Your goal - Only the lines from the line that has "Output the Python" through the line that has "effi_high = [4.145, 4.738, 4.528, 4.459, 4.874]" should be reproduced, exactly and with both ends kept.

Material -

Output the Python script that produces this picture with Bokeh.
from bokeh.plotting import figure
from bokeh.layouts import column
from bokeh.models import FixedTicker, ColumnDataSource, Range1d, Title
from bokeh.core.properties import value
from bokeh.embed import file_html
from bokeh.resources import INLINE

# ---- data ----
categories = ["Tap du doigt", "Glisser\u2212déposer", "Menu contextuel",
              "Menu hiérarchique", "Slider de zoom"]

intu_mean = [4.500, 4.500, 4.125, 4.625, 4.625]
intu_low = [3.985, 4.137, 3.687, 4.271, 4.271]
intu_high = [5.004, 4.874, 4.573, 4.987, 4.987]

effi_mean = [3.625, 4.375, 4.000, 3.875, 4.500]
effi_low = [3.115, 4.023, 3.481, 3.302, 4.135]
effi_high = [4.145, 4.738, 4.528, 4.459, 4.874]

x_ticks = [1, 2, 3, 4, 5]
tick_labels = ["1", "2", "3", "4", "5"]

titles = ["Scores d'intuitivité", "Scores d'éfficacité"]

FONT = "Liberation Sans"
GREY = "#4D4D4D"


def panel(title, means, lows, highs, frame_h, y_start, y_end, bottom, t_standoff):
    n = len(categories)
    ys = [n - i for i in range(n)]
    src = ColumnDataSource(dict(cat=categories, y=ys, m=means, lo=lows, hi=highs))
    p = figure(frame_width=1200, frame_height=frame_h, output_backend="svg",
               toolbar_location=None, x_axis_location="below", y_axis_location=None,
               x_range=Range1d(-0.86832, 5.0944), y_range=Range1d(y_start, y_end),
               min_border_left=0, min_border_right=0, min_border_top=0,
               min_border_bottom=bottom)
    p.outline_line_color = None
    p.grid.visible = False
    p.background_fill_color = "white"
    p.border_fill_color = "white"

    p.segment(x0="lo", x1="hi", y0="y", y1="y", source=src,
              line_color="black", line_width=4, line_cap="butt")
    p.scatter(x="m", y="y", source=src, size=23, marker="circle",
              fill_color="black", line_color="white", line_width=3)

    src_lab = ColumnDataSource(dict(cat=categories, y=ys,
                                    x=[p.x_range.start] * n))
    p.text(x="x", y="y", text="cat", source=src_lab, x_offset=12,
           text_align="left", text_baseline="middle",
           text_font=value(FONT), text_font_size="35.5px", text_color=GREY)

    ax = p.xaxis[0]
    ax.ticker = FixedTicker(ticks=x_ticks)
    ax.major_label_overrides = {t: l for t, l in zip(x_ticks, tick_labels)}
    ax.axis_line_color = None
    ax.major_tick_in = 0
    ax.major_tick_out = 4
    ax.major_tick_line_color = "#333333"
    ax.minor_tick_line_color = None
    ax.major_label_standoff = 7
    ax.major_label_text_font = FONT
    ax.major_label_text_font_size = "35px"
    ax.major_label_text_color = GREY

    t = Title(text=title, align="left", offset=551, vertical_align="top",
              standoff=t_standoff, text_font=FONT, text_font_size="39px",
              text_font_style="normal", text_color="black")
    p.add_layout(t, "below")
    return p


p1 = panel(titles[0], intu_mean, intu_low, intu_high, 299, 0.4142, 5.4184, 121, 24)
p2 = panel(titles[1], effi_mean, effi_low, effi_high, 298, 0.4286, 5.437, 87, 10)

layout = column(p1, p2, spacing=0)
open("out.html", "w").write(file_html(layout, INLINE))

...

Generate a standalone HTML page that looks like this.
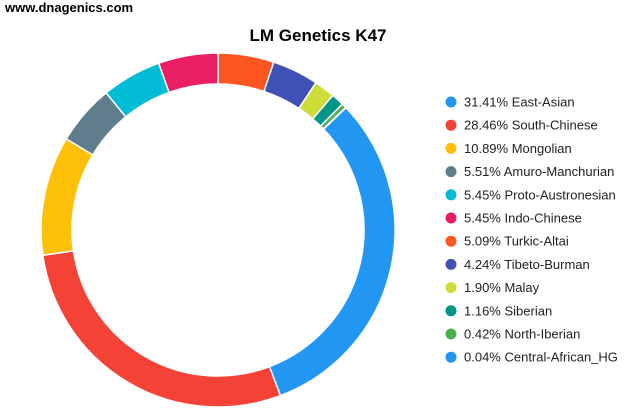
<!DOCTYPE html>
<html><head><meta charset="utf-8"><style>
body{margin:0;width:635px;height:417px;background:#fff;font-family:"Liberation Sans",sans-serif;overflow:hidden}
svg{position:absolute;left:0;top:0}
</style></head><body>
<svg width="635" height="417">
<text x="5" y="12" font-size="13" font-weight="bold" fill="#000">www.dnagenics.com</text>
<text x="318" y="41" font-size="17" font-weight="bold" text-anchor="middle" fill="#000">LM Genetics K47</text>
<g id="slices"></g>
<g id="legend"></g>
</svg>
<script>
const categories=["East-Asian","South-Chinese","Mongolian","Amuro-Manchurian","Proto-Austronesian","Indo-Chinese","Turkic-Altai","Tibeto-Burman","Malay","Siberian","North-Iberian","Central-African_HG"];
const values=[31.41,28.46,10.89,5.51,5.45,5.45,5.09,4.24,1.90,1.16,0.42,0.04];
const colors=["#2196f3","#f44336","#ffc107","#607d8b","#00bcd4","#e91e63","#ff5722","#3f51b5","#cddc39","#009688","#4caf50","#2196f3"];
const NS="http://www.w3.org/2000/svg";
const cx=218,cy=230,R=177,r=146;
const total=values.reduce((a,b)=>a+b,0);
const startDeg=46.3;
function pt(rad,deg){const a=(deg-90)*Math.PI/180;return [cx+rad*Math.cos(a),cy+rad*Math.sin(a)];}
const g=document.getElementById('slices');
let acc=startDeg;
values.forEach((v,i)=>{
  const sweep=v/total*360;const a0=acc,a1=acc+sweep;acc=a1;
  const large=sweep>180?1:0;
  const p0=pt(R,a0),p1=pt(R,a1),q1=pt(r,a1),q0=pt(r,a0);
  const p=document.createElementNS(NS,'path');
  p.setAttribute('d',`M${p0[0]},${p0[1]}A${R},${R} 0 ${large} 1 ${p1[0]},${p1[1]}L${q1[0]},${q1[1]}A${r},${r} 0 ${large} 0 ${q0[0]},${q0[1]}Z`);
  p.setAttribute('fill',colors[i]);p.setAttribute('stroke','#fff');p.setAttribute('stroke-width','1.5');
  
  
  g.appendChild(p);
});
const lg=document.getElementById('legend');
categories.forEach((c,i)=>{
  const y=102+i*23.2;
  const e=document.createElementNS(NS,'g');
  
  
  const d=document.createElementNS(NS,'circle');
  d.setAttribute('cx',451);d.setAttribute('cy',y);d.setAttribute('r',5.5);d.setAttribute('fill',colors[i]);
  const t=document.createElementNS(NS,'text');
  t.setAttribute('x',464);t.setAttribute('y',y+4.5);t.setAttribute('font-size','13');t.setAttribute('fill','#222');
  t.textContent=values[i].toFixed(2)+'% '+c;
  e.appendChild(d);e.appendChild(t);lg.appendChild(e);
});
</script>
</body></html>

Full output -
Output the Python script that produces this picture with Bokeh.
from bokeh.plotting import figure
from bokeh.layouts import column
from bokeh.models import FixedTicker, ColumnDataSource, Range1d, Title
from bokeh.core.properties import value
from bokeh.embed import file_html
from bokeh.resources import INLINE

# ---- data ----
categories = ["Tap du doigt", "Glisser\u2212déposer", "Menu contextuel",
              "Menu hiérarchique", "Slider de zoom"]

intu_mean = [4.500, 4.500, 4.125, 4.625, 4.625]
intu_low = [3.985, 4.137, 3.687, 4.271, 4.271]
intu_high = [5.004, 4.874, 4.573, 4.987, 4.987]

effi_mean = [3.625, 4.375, 4.000, 3.875, 4.500]
effi_low = [3.115, 4.023, 3.481, 3.302, 4.135]
effi_high = [4.145, 4.738, 4.528, 4.459, 4.874]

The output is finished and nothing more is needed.